Celebs are ‘super-spreaders’ of coronavirus fake news, study says
Celebrities are “super-spreaders” of fake news and conspiracy theories during times of crisis — including the coronavirus pandemic, experts say.
Researchers from Queensland University in Australia blamed stars, such as Woody Harrelson and Whiz Khalifa, in a study probing how far-fetched fringe internet theories become front-page news.
“These are the super-spreaders.

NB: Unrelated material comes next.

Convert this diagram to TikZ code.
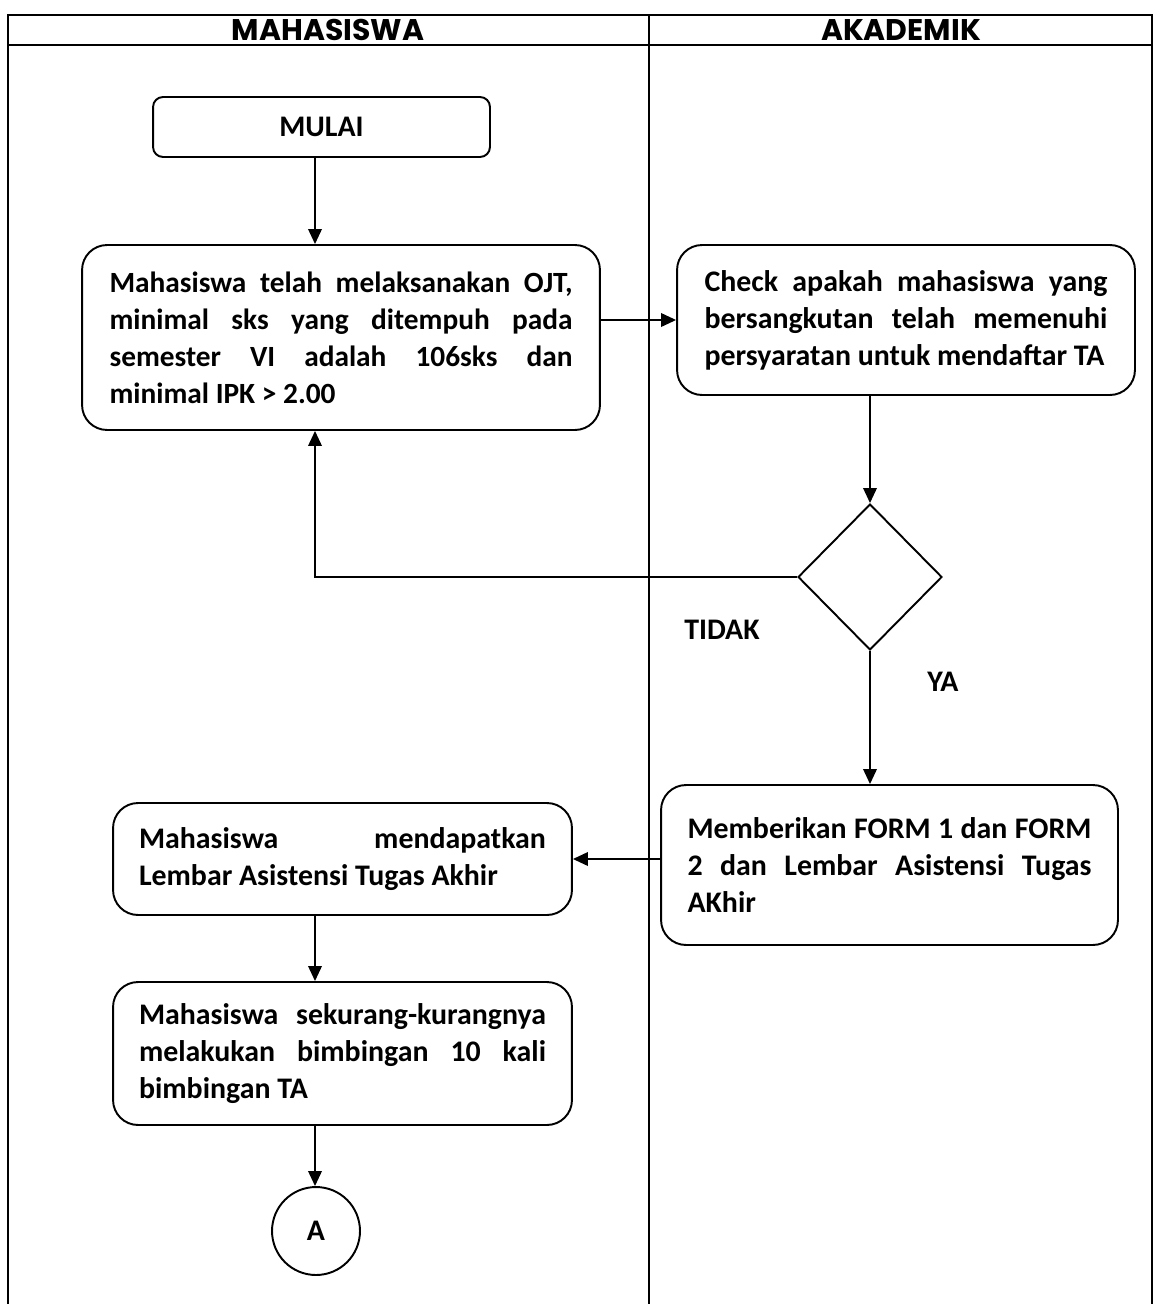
\documentclass[tikz,border=0pt]{standalone}
\usepackage{fontspec}
\setmainfont{Carlito}
\newfontfamily\headfont{Poppins}
\usetikzlibrary{shapes.geometric}
\usetikzlibrary{arrows.meta, positioning}
\hyphenpenalty=10000
\exhyphenpenalty=10000

\begin{document}
\begin{tikzpicture}[x=0.02cm, y=-0.02cm,
    lane/.style={line width=0.7pt},
    proc/.style={draw, line width=1.1pt, rounded corners=0.5cm,
        align=justify, inner ysep=0pt,
        font=\fontsize{17}{21}\selectfont\bfseries},
    startbox/.style={draw, line width=1.1pt, rounded corners=0.2cm,
        minimum width=6.74cm, minimum height=1.2cm,
        font=\fontsize{17}{21}\selectfont\bfseries},
    decision/.style={draw, diamond, line width=1.1pt, inner sep=0pt,
        minimum width=2.88cm, minimum height=2.92cm},
    connector/.style={draw, circle, line width=1.1pt, minimum size=1.76cm,
        inner sep=0pt, font=\fontsize{17}{21}\selectfont\bfseries},
    lbl/.style={font=\fontsize{17}{21}\selectfont\bfseries},
    head/.style={font=\headfont\fontsize{17}{20}\selectfont\bfseries},
    flow/.style={line width=1.1pt, -{Triangle[length=0.3cm, width=0.27cm]}},
    flowline/.style={line width=1.1pt}]

    \useasboundingbox (0,0) rectangle (1154,1304);

    % swimlanes
    \draw[lane] (8,1304) -- (8,15) -- (1152,15) -- (1152,1304);
    \draw[lane] (8,45) -- (1152,45);
    \draw[lane] (649,15) -- (649,1304);
    \node[head] (hmhs) at (328,30) {MAHASISWA};
    \node[head] (hakd) at (901,30) {AKADEMIK};

    \coordinate (axis) at (315,0);

    % MAHASISWA
    \node[startbox] (mulai) at (321.5,127) {MULAI};
    \node[proc, text width=9.26cm, inner xsep=0.55cm, minimum height=3.7cm,
        font=\fontsize{16.7}{21}\selectfont\bfseries]
        (syarat) at (341,337.5)
        {Mahasiswa telah melaksanakan OJT, minimal sks yang ditempuh pada semester VI adalah 106sks dan minimal IPK > 2.00};
    \node[proc, text width=8.14cm, inner xsep=0.52cm, minimum height=2.24cm]
        (lembar) at (342.5,859)
        {Mahasiswa mendapatkan Lembar Asistensi Tugas Akhir};
    \node[proc, text width=8.14cm, inner xsep=0.52cm, minimum height=2.86cm]
        (bimbing) at (342.5,1053.5)
        {Mahasiswa sekurang-kurangnya melakukan bimbingan 10 kali bimbingan TA};
    \node[connector] (konA) at (316,1231) {A};

    % AKADEMIK
    \node[proc, text width=8.06cm, inner xsep=0.55cm, minimum height=3cm]
        (cek) at (906,320)
        {Check apakah mahasiswa yang bersangkutan telah memenuhi persyaratan untuk mendaftar TA};
    \node[decision] (dec) at (870,577) {};
    \node[lbl] (tidak) at (722,630) {TIDAK};
    \node[lbl] (ya) at (943,682) {YA};
    \node[proc, text width=8.08cm, inner xsep=0.53cm, minimum height=3.2cm]
        (form) at (889.5,865)
        {Memberikan FORM 1 dan FORM 2 dan Lembar Asistensi Tugas AKhir};

    % connectors
    \draw[flow] (mulai.south -| axis) -- (syarat.north -| axis);
    \draw[flow] (syarat.east |- cek) -- (cek.west);
    \draw[flow] (cek.south -| dec) -- (dec.north);
    \draw[flow] (dec.west) -- (dec.west -| axis) -- (syarat.south -| axis);
    \draw[flow] (dec.south) -- (form.north -| dec);
    \draw[flow] (form.west |- lembar) -- (lembar.east);
    \draw[flow] (lembar.south -| axis) -- (bimbing.north -| axis);
    \draw[flow] (bimbing.south -| axis) -- (konA.north -| axis);

\end{tikzpicture}
\end{document}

These are the people who are really making something go viral,” Axel Bruns, a professor with the school’s Technology’s Digital Media Research Centre, said in an online presentation Thursday.

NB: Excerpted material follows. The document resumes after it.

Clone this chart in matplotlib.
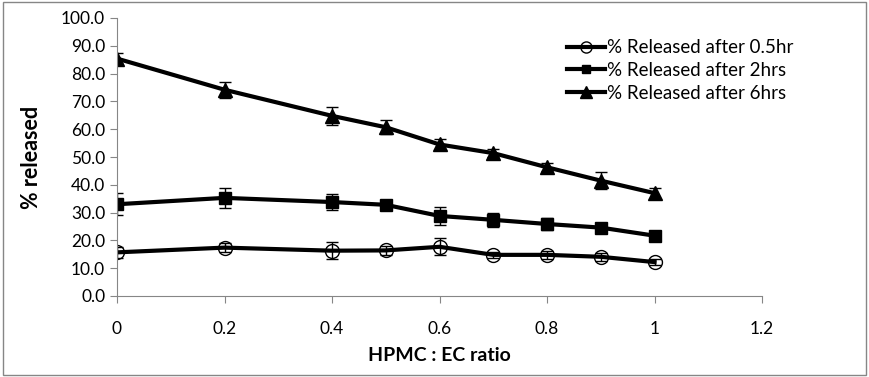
import numpy as np
import matplotlib.pyplot as plt
from matplotlib.patches import Rectangle

plt.rcParams['font.family'] = ['Lato', 'DejaVu Sans']

ratio = [0, 0.2, 0.4, 0.5, 0.6, 0.7, 0.8, 0.9, 1.0]
rel_05 = [15.7, 17.4, 16.3, 16.4, 17.7, 14.8, 14.8, 14.1, 12.2]
err_05 = [2.0, 1.5, 3.0, 1.5, 3.0, 1.0, 1.5, 1.5, 1.2]
rel_2 = [33.0, 35.3, 33.8, 32.8, 28.8, 27.4, 25.9, 24.6, 21.7]
err_2 = [4.0, 3.6, 2.8, 1.5, 3.2, 2.5, 2.0, 1.5, 1.5]
rel_6 = [85.4, 74.2, 64.8, 60.7, 54.5, 51.4, 46.3, 41.5, 37.0]
err_6 = [2.0, 2.8, 3.3, 2.5, 2.0, 1.5, 1.5, 3.0, 2.0]

labels = ['% Released after 0.5hr', '% Released after 2hrs', '% Released after 6hrs']

fig = plt.figure(figsize=(8.69, 3.77), dpi=100)
ax = fig.add_axes([117/869, 1-296/377, 645/869, 278/377])

common = dict(color='black', lw=3, ecolor='black', elinewidth=1, capsize=4, capthick=1)
ax.errorbar(ratio, rel_05, yerr=err_05, marker='o', ms=10, mfc='none', mec='black', mew=1,
            label=labels[0], **common)
ax.errorbar(ratio, rel_2, yerr=err_2, marker='s', ms=8, mfc='black', mec='black',
            label=labels[1], **common)
ax.errorbar(ratio, rel_6, yerr=err_6, marker='^', ms=10, mfc='black', mec='black',
            label=labels[2], **common)

ax.set_xlim(0, 1.2)
ax.set_ylim(0, 100)
ax.set_xticks(np.arange(0, 1.21, 0.2))
ax.set_xticklabels(['0', '0.2', '0.4', '0.6', '0.8', '1', '1.2'])
ax.set_yticks(np.arange(0, 101, 10))
ax.set_yticklabels(['%.1f' % v for v in np.arange(0, 101, 10)])
for s in ['top', 'right']:
    ax.spines[s].set_visible(False)
for s in ['left', 'bottom']:
    ax.spines[s].set_color('#868686')
ax.tick_params(axis='both', colors='#868686', labelcolor='black', labelsize=12.5, length=5)
ax.tick_params(axis='x', pad=13)
ax.set_xlabel('HPMC : EC ratio', fontsize=14, fontweight='bold', labelpad=7)
ax.set_ylabel('% released', fontsize=15.5, fontweight='bold', labelpad=14)

h, l = ax.get_legend_handles_labels()
h = [x[0] for x in h]
fig.legend(h, l, loc='upper left', bbox_to_anchor=(558/869, 1-30/377), frameon=False,
           fontsize=13.5, handlelength=2.0, handletextpad=0.1, labelspacing=0.3, borderpad=0,
           markerscale=0.8)

fig.patches.append(Rectangle((0.004, 0.005), 0.992, 0.99, transform=fig.transFigure,
                             fill=False, edgecolor='#868686', lw=1))
fig.savefig('out.png', dpi=100)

Big-mouth celebs can even fuel misinformation just by discussing a bonkers theory — without pushing it — on social media, he said.
“It’s one thing to post this from a conspiracy account that’s got a few hundred followers, but once you get major celebrities with literally millions of followers on Twitter or Facebook talking about this, even just dismissively, obviously it reaches a much, much larger audience,” said Bruns.
Researchers found that spikes in the circulation of COVID-19-related misinformation online were almost always linked to celebrity or media endorsements.
In one example, they examined the recent fake news that 5G cellphone towers spread the coronavirus and found that most “shares” about it happened after “The Hunger Games” actor Woody Harrelson promoted the conspiracy theory on Instagram, and rapper Whiz Khalifa spoke about it in a Facebook video.
In a now-deleted Instagram post, Harrelson, 58, told his more than 2 million followers that he found a report about “the negative effects of 5G” and its supposed role in the coronavirus pandemic “very interesting.”
Circulation of the dangerous theory also increased after UK tabloid the Daily Express wrote an article about it, and when a UK boxer posted a video on the subject to a sports group with almost 26 million members, according to the study.
“Now the public is genuinely confused, and genuinely divided. They’re pointing fingers at China … and at each other,” said another researcher, Timothy Graham.
“This is payday for disinformers. This is the best thing that could happen to them and the worst thing that could happen for democracy,” he said, according to the Brisbane Times.